When an archetype requires forcing, that’s generally an indication that a large proportion of its cards have failed the independent playability test.
5) Include flexible enablers
Primal Command and Plow Under compete for a slot. Although Plow Under is a powerful blunt tool, Primal Command can help define a deck with its flexibility. One of my favorite drafts combined Primeval Titan and Volrath’s Stronghold, with Primal Command serving as a key engine piece. It tutored for Primeval Titan while buying time, and sweeping away graveyards and problem permanents.
6) Recognize false synergies
False synergies come in two varieties:
a) The unnecessary synergy: you’ve decided on a +1/+1 counter theme for you lower-powered Cube, and opt to run Kalonian Hydra for the “synergy.” The card is a 2-turn clock on its own. The mostly inconsequential synergy is overshadowed by the overpowered bomb you just put in your environment.
b) The “these don’t actually go in the same deck” synergy: 2 cards that synergize on paper, but their function is different enough that they never end up in the same deck. I’ve been guilty of this on numerous occasions. Fatestitcher was originally conceived as some strange “wrath protection” for Gravecrawlers, but the two were never sleeved up in the same deck.

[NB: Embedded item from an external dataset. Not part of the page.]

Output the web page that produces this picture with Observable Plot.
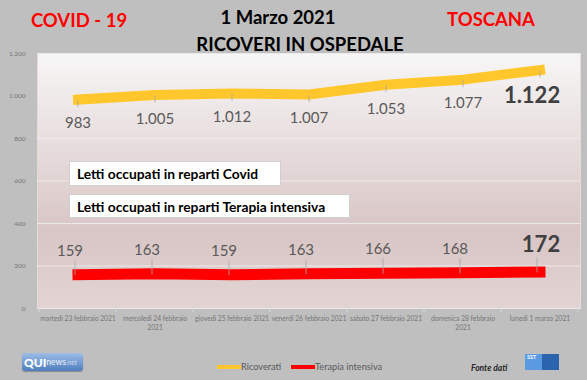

7) Build the overlap between archetypes
Once you’ve established a number of archetypes, indulge in the designer-pleasure of finding cards that lie in the intersection of multiple archetypes.
For a retail example, let’s look at Mark Rosewater’s explanation of a Gatecrash design:
“As an example, Knight Watch was designed specifically because it has a use both for Boros and Orzhov. Boros is trying to reach a threshold of 3 (or get additional creatures to maintain the threshold of 3). For Boros, Knight Watch is a means to get 2 creatures while only using a single card. Orzhov, on the other hand, cares more about slowing down the game. It also has a subtheme of sacrificing creatures. For Orzhov, Knight Watch is a means to help slow down the opponent while also providing more creature fodder.
The end result of making cards that crisscross solutions is that you increase the amount of potential synergy. As a nice side benefit, you also lessen repetition in game play as you allow players more choices in how to customize their strategy.”
In my own Cube, one of my favorite inclusions is Innocent Blood. The card works in control (no creatures on board), or in aggro decks that have creatures they want to (or don’t mind) sacrificing.
The Power Pyramid
I want to close by talking briefly about design space. Consider Magic’s card pool as a pyramid.
On the vertical axis we have the power level of our environment. The cross-section of the pyramid at any given height represents the number of playable cards at that power level. At a high power level, too many cards are simply too inneffectual to make the cut. As we lower the power to “retail draft set,” pretty much all the cards and themes from Magic’s history become viable. Note that some cards and effects become game-breaking as we lower the overall power level of a set.
When trying to open up new design space, I’ve had success with two techniques:
a) Breaking singleton
By including a high density of certain effects, you open up certain cards that aren’t otherwise very playable. Tuktuk the Explorer isn’t played even in the average 720-card Cube, but because I include so many sacrifice effects (thanks to breaking singleton on Birthing Pod and Gravecrawler), it’s a pretty great and unique card in my environment.
b) Lowering power level
At a lower power level, you have far more cards at your disposal, allowing you to support themes that might not have had representation at a more traditional Cube’s power level.
Note that there’s a third option:
c) Designing new cards
This is the approach Wizards of the Coast takes for their new sets, as well as the route taken by Cube designers who work with errata or entirely custom cards. Andy Cooperfauss’s Rebel errata is a famous example of this approach. In the context of our pyramid metaphor, this is the equivalent of piling clay onto the side in order to build a balcony. We are creating design space where none existed.